Problem:
Copy out the listing that follows, exact in every word, and skip the images.

Provided data:

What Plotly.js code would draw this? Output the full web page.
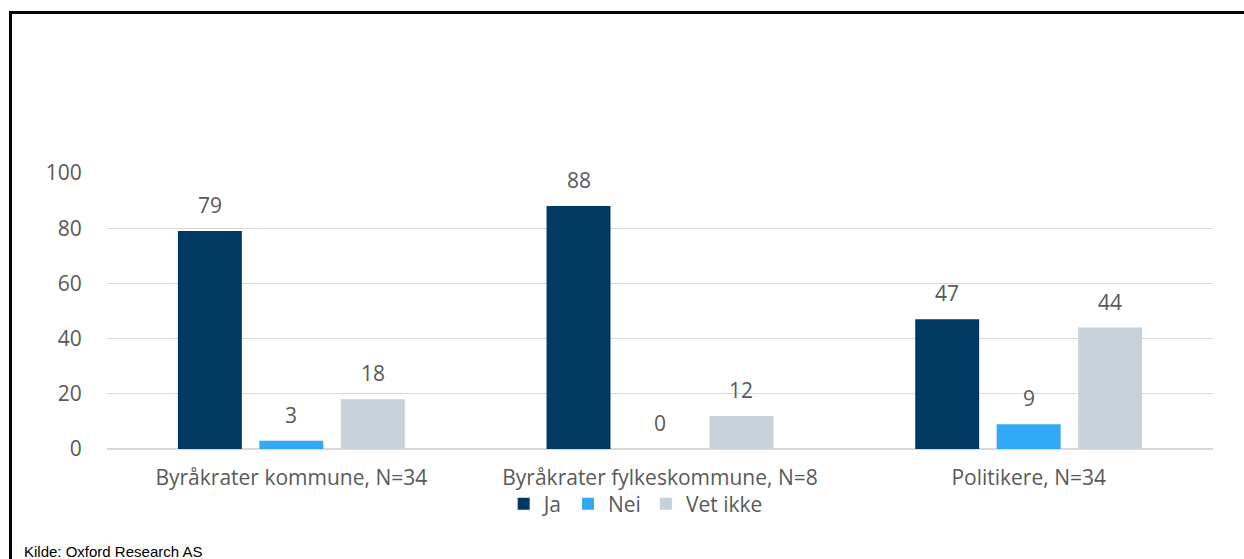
<!DOCTYPE html>
<html>
<head>
<meta charset="utf-8">
<script src="https://cdn.plot.ly/plotly-3.0.1.min.js"></script>
<style>
html,body{margin:0;padding:0;background:#fff;overflow:hidden;}
#wrap{position:relative;width:1244px;height:559px;}
#chart{position:absolute;left:0;top:0;width:1244px;height:559px;}
#frame{position:absolute;left:9px;top:11px;width:1300px;height:600px;border:3px solid #000;pointer-events:none;}
</style>
</head>
<body>
<div id="wrap">
<div id="chart"></div>
<div id="frame"></div>
</div>
<script>
const categories = ["Byråkrater kommune, N=34", "Byråkrater fylkeskommune, N=8", "Politikere, N=34"];
const seriesNames = ["Ja", "Nei", "Vet ikke"];
const ja = [79, 88, 47];
const nei = [3, 0, 9];
const vetIkke = [18, 12, 44];
const yTicks = [0, 20, 40, 60, 80, 100];
const sourceText = "Kilde: Oxford Research AS";

const colors = ["#003A63", "#33A9F5", "#C6D1D9"];
const values = [ja, nei, vetIkke];
const font = "'Open Sans', sans-serif";
const textColor = "#595959";
const fs = 21;

const traces = values.map((v, i) => ({
  type: "bar",
  name: seriesNames[i],
  x: categories,
  y: v,
  marker: {color: colors[i]},
  hoverinfo: "none"
}));

const slot = 0.221;
const annotations = [];
values.forEach((v, i) => {
  v.forEach((val, j) => {
    annotations.push({
      x: j + (i - 1) * slot, y: val, xref: "x", yref: "y",
      text: String(val), showarrow: false, yanchor: "middle", yshift: 26,
      font: {family: font, size: fs, color: textColor}
    });
  });
});
annotations.push({
  x: -0.077, y: -0.37, xref: "paper", yref: "paper", xanchor: "left", yanchor: "middle",
  text: sourceText, showarrow: false,
  font: {family: "'Liberation Sans Narrow', 'Liberation Sans', Arial, sans-serif", size: 15, color: "#000"}
});

const layout = {
  width: 1244, height: 559,
  margin: {l: 107, r: 31, t: 173, b: 110},
  paper_bgcolor: "#fff", plot_bgcolor: "#fff",
  barmode: "group", bargap: 0.337, bargroupgap: 0.215,
  showlegend: true,
  legend: {
    orientation: "h", x: 0.478, xanchor: "center", y: -0.2, yanchor: "middle",
    font: {family: font, size: fs, color: textColor},
    bgcolor: "rgba(0,0,0,0)",
    itemwidth: 30, traceorder: "normal"
  },
  xaxis: {
    type: "category",
    tickfont: {family: font, size: fs, color: textColor},
    ticks: "outside", ticklen: 10, tickcolor: "rgba(0,0,0,0)",
    showline: false, showgrid: false
  },
  yaxis: {
    range: [0, 100], tickvals: yTicks,
    tickfont: {family: font, size: fs, color: textColor},
    ticks: "outside", ticklen: 20, tickcolor: "rgba(0,0,0,0)",
    showgrid: true, gridcolor: "#D9D9D9", gridwidth: 1.3,
    zeroline: true, zerolinecolor: "#D9D9D9", zerolinewidth: 1.3,
    showline: false
  },
  annotations: annotations
};

Plotly.newPlot("chart", traces, layout, {displayModeBar: false, staticPlot: true});
</script>
</body>
</html>
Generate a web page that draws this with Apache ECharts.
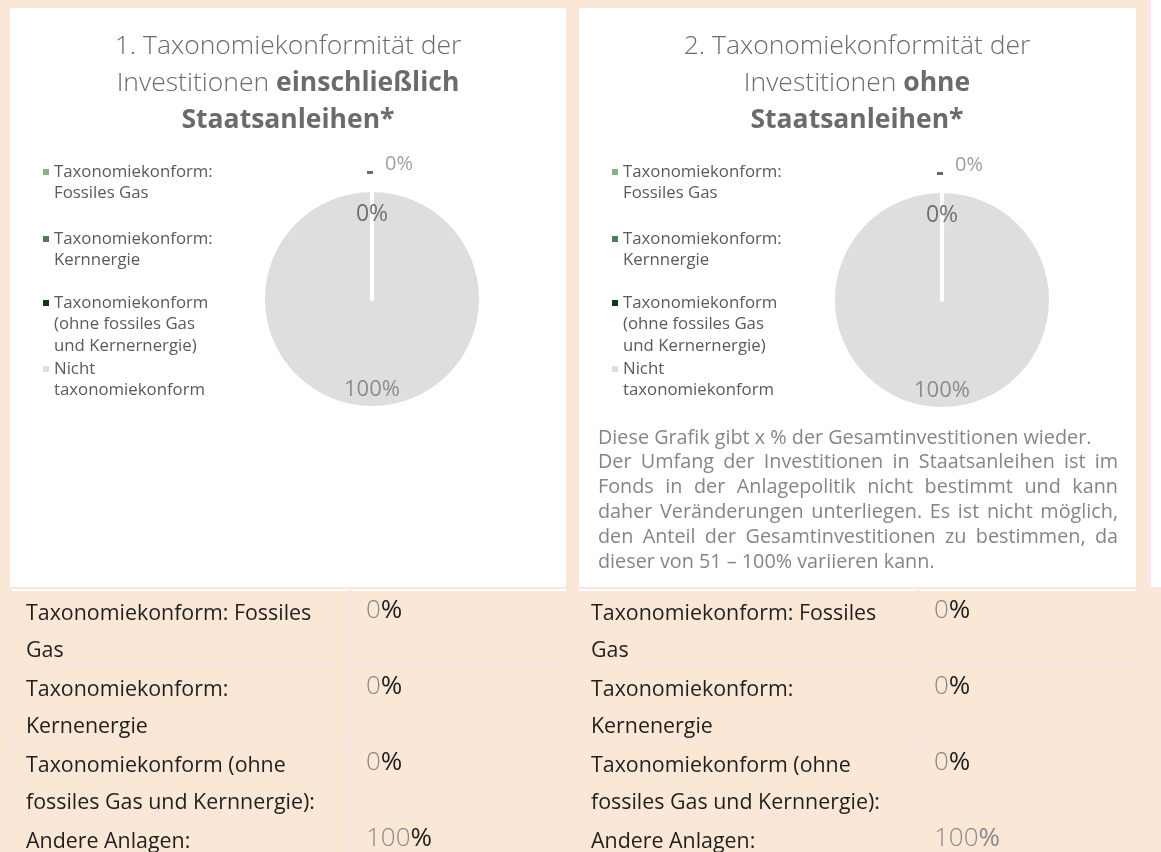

The reply:
What Plotly.js code would draw this? Output the full web page.
<!DOCTYPE html>
<html>
<head>
<meta charset="utf-8">
<script src="https://cdn.plot.ly/plotly-3.0.1.min.js"></script>
<style>
html,body{margin:0;padding:0;background:#fff;overflow:hidden;}
#wrap{position:relative;width:1244px;height:559px;}
#chart{position:absolute;left:0;top:0;width:1244px;height:559px;}
#frame{position:absolute;left:9px;top:11px;width:1300px;height:600px;border:3px solid #000;pointer-events:none;}
</style>
</head>
<body>
<div id="wrap">
<div id="chart"></div>
<div id="frame"></div>
</div>
<script>
const categories = ["Byråkrater kommune, N=34", "Byråkrater fylkeskommune, N=8", "Politikere, N=34"];
const seriesNames = ["Ja", "Nei", "Vet ikke"];
const ja = [79, 88, 47];
const nei = [3, 0, 9];
const vetIkke = [18, 12, 44];
const yTicks = [0, 20, 40, 60, 80, 100];
const sourceText = "Kilde: Oxford Research AS";

const colors = ["#003A63", "#33A9F5", "#C6D1D9"];
const values = [ja, nei, vetIkke];
const font = "'Open Sans', sans-serif";
const textColor = "#595959";
const fs = 21;

const traces = values.map((v, i) => ({
  type: "bar",
  name: seriesNames[i],
  x: categories,
  y: v,
  marker: {color: colors[i]},
  hoverinfo: "none"
}));

const slot = 0.221;
const annotations = [];
values.forEach((v, i) => {
  v.forEach((val, j) => {
    annotations.push({
      x: j + (i - 1) * slot, y: val, xref: "x", yref: "y",
      text: String(val), showarrow: false, yanchor: "middle", yshift: 26,
      font: {family: font, size: fs, color: textColor}
    });
  });
});
annotations.push({
  x: -0.077, y: -0.37, xref: "paper", yref: "paper", xanchor: "left", yanchor: "middle",
  text: sourceText, showarrow: false,
  font: {family: "'Liberation Sans Narrow', 'Liberation Sans', Arial, sans-serif", size: 15, color: "#000"}
});

const layout = {
  width: 1244, height: 559,
  margin: {l: 107, r: 31, t: 173, b: 110},
  paper_bgcolor: "#fff", plot_bgcolor: "#fff",
  barmode: "group", bargap: 0.337, bargroupgap: 0.215,
  showlegend: true,
  legend: {
    orientation: "h", x: 0.478, xanchor: "center", y: -0.2, yanchor: "middle",
    font: {family: font, size: fs, color: textColor},
    bgcolor: "rgba(0,0,0,0)",
    itemwidth: 30, traceorder: "normal"
  },
  xaxis: {
    type: "category",
    tickfont: {family: font, size: fs, color: textColor},
    ticks: "outside", ticklen: 10, tickcolor: "rgba(0,0,0,0)",
    showline: false, showgrid: false
  },
  yaxis: {
    range: [0, 100], tickvals: yTicks,
    tickfont: {family: font, size: fs, color: textColor},
    ticks: "outside", ticklen: 20, tickcolor: "rgba(0,0,0,0)",
    showgrid: true, gridcolor: "#D9D9D9", gridwidth: 1.3,
    zeroline: true, zerolinecolor: "#D9D9D9", zerolinewidth: 1.3,
    showline: false
  },
  annotations: annotations
};

Plotly.newPlot("chart", traces, layout, {displayModeBar: false, staticPlot: true});
</script>
</body>
</html>
Generate a web page that draws this with Apache ECharts.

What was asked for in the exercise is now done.